Half a decade ago or so I interviewed a former CDC expert for a History Channel piece. He used to be in charge of containing several outbreaks in Africa with Ebola and Marburg, the MERS outbreak in Malaysia, and couple of other hemorrhagic close calls. After leaving CDC, he was working out of a small university in South Texas where he ran the virology department. Somehow I got the feeling he had become an outcast at CDC, and they’d set him up to shut him up. I tracked him down after reading an article about his African ventures.
He was happy enough in the little town, had his own Biosafety Level-4 containment unit and several cute thesis students who required a lot of attention.
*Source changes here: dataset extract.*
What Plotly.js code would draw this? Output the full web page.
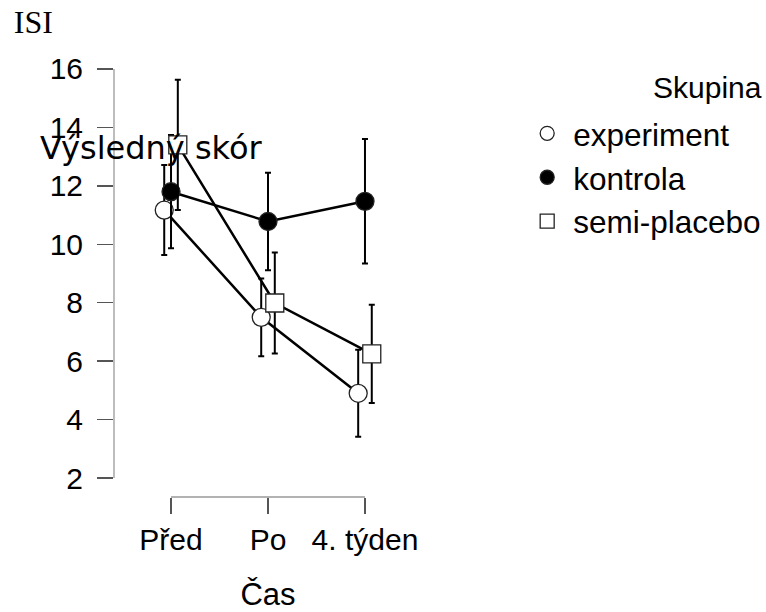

He wore dirty clothes, played the drums, smoked sans filters, and early on the meeting slipped me a whiskey flask during a shooting break. I thought about the usual work ethic question for half a second and took a sip. He became as stiff as a German sports announcer when the camera lights were on so I had little to loose. Maybe the flask contained a question: was I to be trusted?
As time went by and I listened to his stories, I said no to the sips. I went for gulps. We eventually drove over to his house to get a full Jameson. By then I drank straight out of the bottle, sitting on his dirty living room carpet while his Labrador licked my face. We both smoked inside. The place was a total mess, the opposite of Bio Safety on Any Level, but that was the point. He was lovable. He was a virological Vonnegut, his disheveled brilliance was mixed with the type of suicidal humor that had already given up on humanity.
“Do you fish?” he would ask and guffaw, and I would not understand the question, but laugh back at the way he was laughing at me. Later in a side note, he explained how three of his CDC buddies had retired to a remote lake in Canada. “Hahaha! They can’t fish shit!” I took another swing.
Rewind half a day, while we are still both kind of serious. He had modeled a computer program that replicates the behavior of a cell under microbial attack but then scaled it up to match earthly dimensions. The model contained all the known outbreaks since the Middle Ages. In retrospect, I think this is what got him his job in Texas, far away from public limelight (except from tiny indie producers).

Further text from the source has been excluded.